LL: Upon taking up this monumental challenge, did you have an idea about where the fragments might take you at the outset or did they reveal themselves over time?


WD: I didn’t know where the fragments would lead until I studied them and began trying ways of developing their themes and motifs. I did, however, have a general idea of the shape of Mozart’s first movements – what we call ‘sonata form’, and when a violinist asked me if I would complete the A major Allegro, as a filler to a projected CD of Mozart sonatas, I knew that I would have to write a second subject, a closing subject, a development section and a recapitulation.

Having completed what the movement, I realised that I what I had produced was still a fragment, as it wasn’t a whole sonata! So, when I turned next to the G major sketch I made a conscious effort make what was evidently the beginning of a movement into a stand-alone piece. This wasn’t merely a pastiche exercise: I was working at the outset on something Mozart almost certainly would not have imagined: a piece that starts like a sonata first movement but whose ending sounds like it doesn’t need anything to follow it.


LL: As the original fragments are in different states of completion, how did these differences alter your compositional decisions?


The Allegro in A major is the most substantial and fully written-out fragment, with a rich vein of thematic material, and the main challenge was to compose two new themes that would work well with these; the ‘second subject’ is essentially a new theme, but the closing subject is partly based on one of Mozart’s themes.


In the G major fragment, some of the piano accompaniment is missing, but Mozart does provide a ‘second theme’. So, I didn’t have to provide any thematic material, although the shaping of the whole was a major challenge, for reasons explained above.


The other A major fragment is a sixteen-bar minuet theme, initially scored for piano alone; and it seems that no one else has attempted to make a whole piece out of it. Initially, I was reluctant to tackle such a short fragment, which gives no clue where the music will next be heading. But because it was also in A major, and because there was a clear model for such a piece – the minuet finale of the two-movement K. 304 in E minor, from which I take the marking ‘Tempo di menuetto’ – it made sense to turn it into a companion piece to the Allegro in A. In that way, I was able to complete not only each movement but also make a complete sonata out of the two.


LL: You mentioned the idea of ‘newness’ earlier. What’s ‘new Mozart’ about these three Mozart completions?


In the Allegro in A major, K. Anh. 48, the middle section – the ’development’, where the thematic material gets fragmented and presented in different keys – is somewhat longer than we find in Mozart, as I wanted to dwell on the rich quantity of material that is packed into the 34-bar fragment. To balance this, I’ve included some unexpected twists in the final section (‘recapitulation’), which is now a bit longer than we’d expect.

For the ‘Tempo di Minuetto’ I was more conscious of using a Mozart model to provide a complementary final movement to the foregoing Allegro, so I follow the general design of the minuet of K. 304, A–B–A–C–A plus coda. What is innovatory here is the series of three cadenzas, which gives the piece a larger shape. the first two, for violin and for piano respectively, introduce the reprises of the A-section. The third, which prepares the coda, is a ‘cadenza in tempo’ for the two instruments.
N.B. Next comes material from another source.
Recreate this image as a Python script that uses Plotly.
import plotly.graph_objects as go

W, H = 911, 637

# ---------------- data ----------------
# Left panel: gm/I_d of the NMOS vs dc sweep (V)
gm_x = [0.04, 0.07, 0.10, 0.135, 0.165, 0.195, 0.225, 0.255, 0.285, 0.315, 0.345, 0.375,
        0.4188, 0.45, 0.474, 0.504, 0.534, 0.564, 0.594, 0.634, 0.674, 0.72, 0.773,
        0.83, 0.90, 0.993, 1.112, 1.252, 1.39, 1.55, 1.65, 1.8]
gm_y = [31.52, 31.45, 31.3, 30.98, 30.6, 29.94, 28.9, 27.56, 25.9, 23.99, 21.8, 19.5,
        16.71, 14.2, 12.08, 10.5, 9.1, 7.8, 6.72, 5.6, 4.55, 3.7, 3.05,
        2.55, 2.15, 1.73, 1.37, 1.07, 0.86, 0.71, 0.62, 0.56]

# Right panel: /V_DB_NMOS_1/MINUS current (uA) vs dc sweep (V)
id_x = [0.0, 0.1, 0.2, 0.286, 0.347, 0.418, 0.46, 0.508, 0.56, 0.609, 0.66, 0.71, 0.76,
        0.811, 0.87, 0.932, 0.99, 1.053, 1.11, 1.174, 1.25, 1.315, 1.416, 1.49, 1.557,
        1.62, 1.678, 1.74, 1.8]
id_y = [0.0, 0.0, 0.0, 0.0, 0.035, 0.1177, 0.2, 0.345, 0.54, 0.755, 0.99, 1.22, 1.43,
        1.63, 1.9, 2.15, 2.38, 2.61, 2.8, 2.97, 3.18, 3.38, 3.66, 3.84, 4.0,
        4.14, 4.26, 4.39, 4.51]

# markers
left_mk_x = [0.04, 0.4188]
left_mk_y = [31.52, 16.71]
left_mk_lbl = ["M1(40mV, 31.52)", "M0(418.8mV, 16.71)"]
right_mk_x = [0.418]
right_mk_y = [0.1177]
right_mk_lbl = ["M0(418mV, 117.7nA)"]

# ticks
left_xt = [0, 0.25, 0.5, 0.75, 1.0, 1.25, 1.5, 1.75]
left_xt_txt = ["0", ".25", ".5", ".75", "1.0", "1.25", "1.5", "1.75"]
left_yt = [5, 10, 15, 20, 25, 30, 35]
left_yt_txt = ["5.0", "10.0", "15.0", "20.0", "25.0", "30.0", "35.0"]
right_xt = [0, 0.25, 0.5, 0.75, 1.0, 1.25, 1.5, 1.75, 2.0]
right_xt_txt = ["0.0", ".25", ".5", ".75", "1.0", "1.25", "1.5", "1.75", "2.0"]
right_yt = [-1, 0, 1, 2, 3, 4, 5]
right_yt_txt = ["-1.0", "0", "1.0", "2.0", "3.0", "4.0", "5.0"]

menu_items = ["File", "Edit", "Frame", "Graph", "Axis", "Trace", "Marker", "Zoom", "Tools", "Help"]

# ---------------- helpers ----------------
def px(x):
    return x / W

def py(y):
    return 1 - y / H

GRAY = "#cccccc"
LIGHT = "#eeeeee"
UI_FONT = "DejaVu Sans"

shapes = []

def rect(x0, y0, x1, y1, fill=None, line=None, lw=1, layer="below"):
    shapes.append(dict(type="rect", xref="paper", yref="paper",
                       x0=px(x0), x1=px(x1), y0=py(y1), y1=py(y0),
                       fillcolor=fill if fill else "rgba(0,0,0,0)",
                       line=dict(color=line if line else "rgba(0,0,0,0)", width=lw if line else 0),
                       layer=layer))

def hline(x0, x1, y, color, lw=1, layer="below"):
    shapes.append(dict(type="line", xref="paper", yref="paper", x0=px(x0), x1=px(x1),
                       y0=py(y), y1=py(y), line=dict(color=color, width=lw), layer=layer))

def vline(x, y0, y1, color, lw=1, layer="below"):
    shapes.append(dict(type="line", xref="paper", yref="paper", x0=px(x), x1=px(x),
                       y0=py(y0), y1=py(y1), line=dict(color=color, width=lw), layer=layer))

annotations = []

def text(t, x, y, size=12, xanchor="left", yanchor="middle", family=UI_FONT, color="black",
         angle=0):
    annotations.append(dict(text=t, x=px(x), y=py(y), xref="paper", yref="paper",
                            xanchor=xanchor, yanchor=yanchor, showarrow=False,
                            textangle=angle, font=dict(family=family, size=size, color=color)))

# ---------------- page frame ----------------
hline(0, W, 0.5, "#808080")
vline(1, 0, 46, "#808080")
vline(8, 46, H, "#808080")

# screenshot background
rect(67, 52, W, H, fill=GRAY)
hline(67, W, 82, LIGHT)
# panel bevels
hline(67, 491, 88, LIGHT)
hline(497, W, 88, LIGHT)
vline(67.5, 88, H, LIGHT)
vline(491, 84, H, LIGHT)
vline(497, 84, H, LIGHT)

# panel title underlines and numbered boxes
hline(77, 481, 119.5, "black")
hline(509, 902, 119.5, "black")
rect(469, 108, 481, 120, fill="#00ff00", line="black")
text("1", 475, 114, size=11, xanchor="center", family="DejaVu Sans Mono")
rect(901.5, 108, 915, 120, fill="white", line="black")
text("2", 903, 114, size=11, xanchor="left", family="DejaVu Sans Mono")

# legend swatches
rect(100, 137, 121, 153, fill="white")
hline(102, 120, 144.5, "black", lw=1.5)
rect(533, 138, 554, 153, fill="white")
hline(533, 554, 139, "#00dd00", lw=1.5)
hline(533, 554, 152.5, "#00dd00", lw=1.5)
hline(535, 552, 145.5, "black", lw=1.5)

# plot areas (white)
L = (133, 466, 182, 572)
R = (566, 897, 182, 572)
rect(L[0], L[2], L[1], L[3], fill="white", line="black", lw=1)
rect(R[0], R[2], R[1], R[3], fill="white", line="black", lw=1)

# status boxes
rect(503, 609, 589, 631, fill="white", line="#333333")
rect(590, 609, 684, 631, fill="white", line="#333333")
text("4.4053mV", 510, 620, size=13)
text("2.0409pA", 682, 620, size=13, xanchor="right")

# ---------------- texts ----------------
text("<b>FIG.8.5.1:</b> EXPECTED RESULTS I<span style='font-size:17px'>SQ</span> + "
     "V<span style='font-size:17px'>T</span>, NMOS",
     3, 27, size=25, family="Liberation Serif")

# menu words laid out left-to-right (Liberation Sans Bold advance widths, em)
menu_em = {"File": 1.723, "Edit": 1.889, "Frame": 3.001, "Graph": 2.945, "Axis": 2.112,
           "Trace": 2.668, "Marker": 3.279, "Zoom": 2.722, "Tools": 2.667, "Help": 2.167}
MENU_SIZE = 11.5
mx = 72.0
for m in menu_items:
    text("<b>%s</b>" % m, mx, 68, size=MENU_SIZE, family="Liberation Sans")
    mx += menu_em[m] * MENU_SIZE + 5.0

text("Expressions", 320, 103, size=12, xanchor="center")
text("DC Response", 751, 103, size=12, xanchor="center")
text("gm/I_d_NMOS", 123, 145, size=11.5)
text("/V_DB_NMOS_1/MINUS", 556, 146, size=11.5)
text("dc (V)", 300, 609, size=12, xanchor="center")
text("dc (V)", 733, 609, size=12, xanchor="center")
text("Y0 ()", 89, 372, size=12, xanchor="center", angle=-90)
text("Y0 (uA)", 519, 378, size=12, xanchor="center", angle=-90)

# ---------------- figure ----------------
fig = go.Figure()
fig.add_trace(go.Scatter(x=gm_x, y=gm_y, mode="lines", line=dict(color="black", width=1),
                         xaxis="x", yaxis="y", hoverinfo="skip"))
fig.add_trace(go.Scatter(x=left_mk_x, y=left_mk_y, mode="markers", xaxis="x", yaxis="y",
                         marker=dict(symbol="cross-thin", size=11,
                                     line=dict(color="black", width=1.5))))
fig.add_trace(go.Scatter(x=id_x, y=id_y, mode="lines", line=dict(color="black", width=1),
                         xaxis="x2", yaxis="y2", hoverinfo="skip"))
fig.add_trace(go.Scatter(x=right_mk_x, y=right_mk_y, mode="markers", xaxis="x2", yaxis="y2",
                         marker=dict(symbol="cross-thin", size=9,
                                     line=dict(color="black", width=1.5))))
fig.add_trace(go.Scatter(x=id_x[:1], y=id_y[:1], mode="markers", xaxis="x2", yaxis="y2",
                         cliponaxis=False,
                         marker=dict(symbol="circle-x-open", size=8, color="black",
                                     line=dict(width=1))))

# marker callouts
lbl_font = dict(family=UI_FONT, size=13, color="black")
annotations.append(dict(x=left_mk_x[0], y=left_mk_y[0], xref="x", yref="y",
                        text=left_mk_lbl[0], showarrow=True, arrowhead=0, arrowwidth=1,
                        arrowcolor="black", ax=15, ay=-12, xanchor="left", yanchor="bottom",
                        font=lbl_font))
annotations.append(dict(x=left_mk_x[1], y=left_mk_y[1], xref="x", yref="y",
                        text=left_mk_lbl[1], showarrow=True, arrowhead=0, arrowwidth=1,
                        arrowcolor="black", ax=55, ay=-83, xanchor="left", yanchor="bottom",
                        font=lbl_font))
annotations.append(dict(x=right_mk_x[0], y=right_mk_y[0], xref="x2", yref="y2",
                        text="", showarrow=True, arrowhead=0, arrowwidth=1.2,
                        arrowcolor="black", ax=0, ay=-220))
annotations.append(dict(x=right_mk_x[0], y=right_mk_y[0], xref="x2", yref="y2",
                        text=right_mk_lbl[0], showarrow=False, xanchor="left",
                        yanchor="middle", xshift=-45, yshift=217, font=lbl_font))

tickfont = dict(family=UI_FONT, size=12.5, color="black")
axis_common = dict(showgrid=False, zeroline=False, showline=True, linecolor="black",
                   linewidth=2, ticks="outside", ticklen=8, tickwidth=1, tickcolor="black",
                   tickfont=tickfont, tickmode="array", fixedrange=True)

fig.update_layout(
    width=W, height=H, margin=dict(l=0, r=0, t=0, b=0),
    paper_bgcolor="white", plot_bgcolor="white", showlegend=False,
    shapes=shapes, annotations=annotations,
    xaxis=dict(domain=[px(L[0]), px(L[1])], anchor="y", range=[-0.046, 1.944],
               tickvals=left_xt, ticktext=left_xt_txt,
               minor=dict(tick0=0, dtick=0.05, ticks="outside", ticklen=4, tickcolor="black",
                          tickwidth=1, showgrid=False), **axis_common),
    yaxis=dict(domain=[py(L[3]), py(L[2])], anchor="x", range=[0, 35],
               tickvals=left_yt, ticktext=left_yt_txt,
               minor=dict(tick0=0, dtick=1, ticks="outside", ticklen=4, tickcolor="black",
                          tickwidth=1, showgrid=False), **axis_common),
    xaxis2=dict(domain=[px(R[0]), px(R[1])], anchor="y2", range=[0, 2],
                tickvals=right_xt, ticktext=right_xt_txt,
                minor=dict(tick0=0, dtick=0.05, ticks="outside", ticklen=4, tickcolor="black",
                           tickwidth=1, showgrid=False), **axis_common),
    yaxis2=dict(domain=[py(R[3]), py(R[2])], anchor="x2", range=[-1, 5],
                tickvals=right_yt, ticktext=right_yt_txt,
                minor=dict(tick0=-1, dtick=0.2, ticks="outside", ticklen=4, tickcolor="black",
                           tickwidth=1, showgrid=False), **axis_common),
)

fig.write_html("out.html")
No. 3, has an overall design found nowhere else in the Classical sonata repertory. I have introduced several unexpected harmonic twists without overstepping the boundary of Mozartian grace. Thus, for example, a chain of surprise harmonies (technically, ‘interrupted cadences’) sets the development section in motion; for this I was inspired – emboldened – by two other late works, the Piano Concerto in B flat and Symphony in G minor.


LL: Is this a work of W. A. Mozart or of William Drabkin?


WD: The violin sonata completions can be thought of as a joint effort: Mozart began them, and I continued where he left off. Admittedly, I didn’t get any feedback from my collaborator, and there were places where I had to take a courageous leap: in the harmony, in the form, in the ordering of the themes.

If what I have really tried to do here is to bring some of Mozart’s musical ideas to life, to provide a context for them that is worthy of his name, then they are, after all, works by Mozart. Although I have had to exercise a good deal of imagination to do justice to what he left us, essentially I’ve served only as his editor. And it is as an editor that I’d like my work to be viewed, even if this means applying not only the historical knowledge but also the analytical and creative skills that I have acquired over the years.


William Drabkin, Emeritus Professor of Music at the University of Southampton and Editor of the ‘Music Analysis’ journal, has written extensively on Beethoven’s sketches, Classical chamber music, and the life and work of the Austrian theorist Heinrich Schenker. His completions of Haydn’s last string quartet (1803) and Mozart’s Oboe Concerto in F major (1778) have also been published by Music Haven.